Former tournament angler, hunting and fishing guide. Inducted into the National Freshwater Fishing "Hall of Fame" in 2017. Active member of the Association of Great Lakes Outdoor Writers (AGLOW), Past Executive Director (AGLOW). Howey has been an outdoor communicator since 1980 with his award winning syndicated "Of the Outdoors" columns appearing in magazine, newspapers, and tabloids throughout he upper Midwest and nationally.

May 5, 2023

Author with one of many smallmouth bass, he’s taken while fishing on the Missouri River. (Photo By Larry Myhre)

    It was mid-July, found us on Lake Sharpe below Pierre, South Dakota where our crew was filming one of my Outdoorsmen Adventures shows with Hutch’s Guide Service.

  As Hutch hovered the boat over the submerged sandbar, our locators lit up like a Christmas tree, sensing additional weight on my line, I immediately set the hook hard, thinking I had a big walleye, then it happened, I was in for the battle, the fish that attacked my jig dove deep, causing my drag to squeal as it peeled line from my reel.

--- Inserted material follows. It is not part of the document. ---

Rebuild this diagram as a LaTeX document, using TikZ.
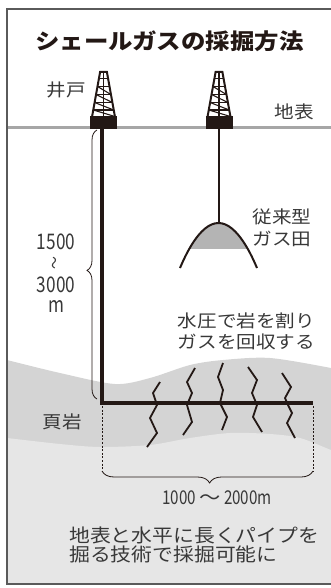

   I was gaining a foot of line each time, I raised my rod, reeled quickly as the fish came up, then losing two feet as it dove again, just about the time I thought the fish was ready for the net, a huge bronze colored smallmouth bass did its airborne acrobatics, coming out of the water several times, as it attempted to shake my bait.

  When it finally tired out, as it came close to the boat, Team Outdoorsmen Productions member, Larry Myhre, Sioux City, IA.  slid the net under the fish with the first of many smallmouth bass I’ve caught since that trip on Lake Sharpe.

   Many anglers refer to the smallmouth bass as the Bulldog of the Deep”, because of the smallmouth’s fighting ability.

   in 1972, the first Missouri River smallmouth’s bass were introduced to the Fort Randall tailwaters, followed by a stocking on Lake Sharpe in 1980, Lake Oahe in 1983, and Francis Case in 1985.

  Since the initial stockings, the smallmouth population of the Missouri River has exploded, and 

 Just how good is the smallmouth fishing on the Missouri, the average smallmouth on the Missouri River runs fourteen to sixteen inches, with an occasional eighteen- inch fish?

  The population on the four Missouri River reservoir are so good, that the Bass Angler Association of America “BASS” held one of their huge tournaments there a few years back.

  As mentioned earlier, Smallmouth bass are tremendous fighters, when hooked, they’ll go deep, as your reel drag squeals, begging for mercy, ripping line from your reel, and when you think you have it under control, goes airborne, coming out of the water.                      

   Their name, smallmouth, was given to the fish because of its mouth is smaller than that of its cousin, the largemouth bass, whose lower jaw doesn’t extend past the eyes, where a smallies jaws is usually in line with it as its lower jaw.

  The largest smallmouth, an eleven-pound fifteen-ounce brute was taken from Dale Hollow Lake in Tennessee, while in our neck of the woods, the state record in Iowa was caught from West Okoboji Lake and weighed in at seven pounds and twelve ounces.

  In Nebraska, its state record smallmouth bass, is a seven-pound four-ounce fish came out of the Missouri River while the Minnesota state record stands at eight pounds even and was caught in West Battle Lake. 

  Like other bass, the male smallmouth moves into shallow water, were using his tail, excavates a small depression, two to three feet in diameter creating the nest in preparation of the spawn.